The Inquiry is created by a statute and, unlike when sitting as a High Court Judge, the Chair only has the powers he is given by the statute. So, every piece of information that the police want to keep secret has to be the subject of an application and the application has to be justified by reference to one of these criteria. There will need to be convincing evidence provided to the Inquiry in support of applications. The Chair cannot go beyond the grounds for restriction orders and prevent evidence from being heard in public just because it is convenient, or because the police say they would like it.

In theory, an Inquiry can be held totally in open, or almost totally in secret, providing the evidence is all provided to the Inquiry itself and any restrictions on public evidence are properly justified. There are many variations in between and Inquiries will sometimes disclose evidence to some Core Participants but not others, or to Core Participants (CPs) on the basis of confidentiality undertakings.

As an inquisitorial body, its responsibility is to assess the evidence and report back. It has to act fairly, but it doesn’t have to allow anyone else to view the material providing there are good grounds for making restriction orders.

However, given the enormous public concern about the behaviour of undercover officers deployed in political and social justice campaigns, a secret inquiry would be plainly be a travesty. Many CPs have indicated that they would not co-operate with the Inquiry in those circumstances.

The police however are asking for just that. They say that their practice of neither confirming nor denying any information about undercover officers is so important that it constitutes a public interest which should take precedence.

The non police/state CPs are finalising their positions, but they will certainly contest that position, and say that the practice is not itself a public interest, and any public interest in protecting officers from harm, or protecting important secret methods of undercover work can be dealt with in other ways.

No actual applications for anonymity or other restrictions will be dealt with at the hearing, and there will be no evidence. The chair is keen to ensure that the arguments focus solely on legal principles. But these are very important principles for the future of the Inquiry.

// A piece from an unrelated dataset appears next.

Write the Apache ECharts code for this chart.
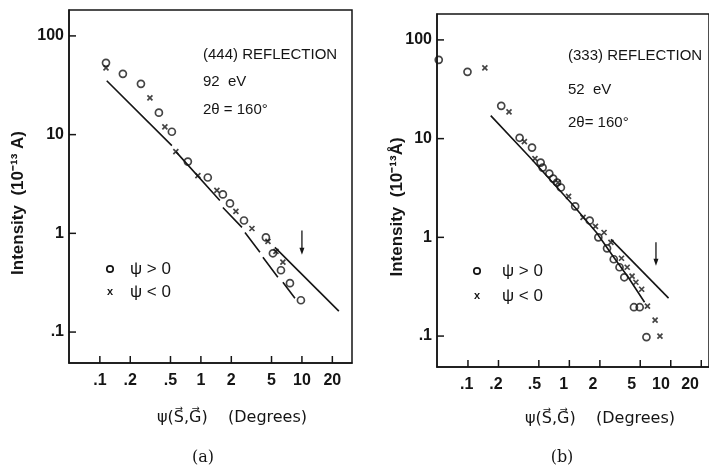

The Inquiry could decide to mirror the neither confirm nor deny approach – which would tie its hands in determining future applications for anonymity. Or it could decide that each application for a restriction order should be dealt with on its merits and be strictly justified, in which case the public and the victims of undercover police misbehaviour would be able to argue that their own rights to find out what happened to them should be considered and to challenge decisions if they considered that they were not properly made.

The hearing will decide how the Inquiry proposes to approach applications for restriction orders, but it is not necessarily an end to the matter. The decision could be challenged by way of judicial review if there are grounds to do so. And the same goes for the individual decisions on applications.

Although the Inquiry itself is an inquisition, the battle-lines between the Police and Home Office and the other CPs have been drawn.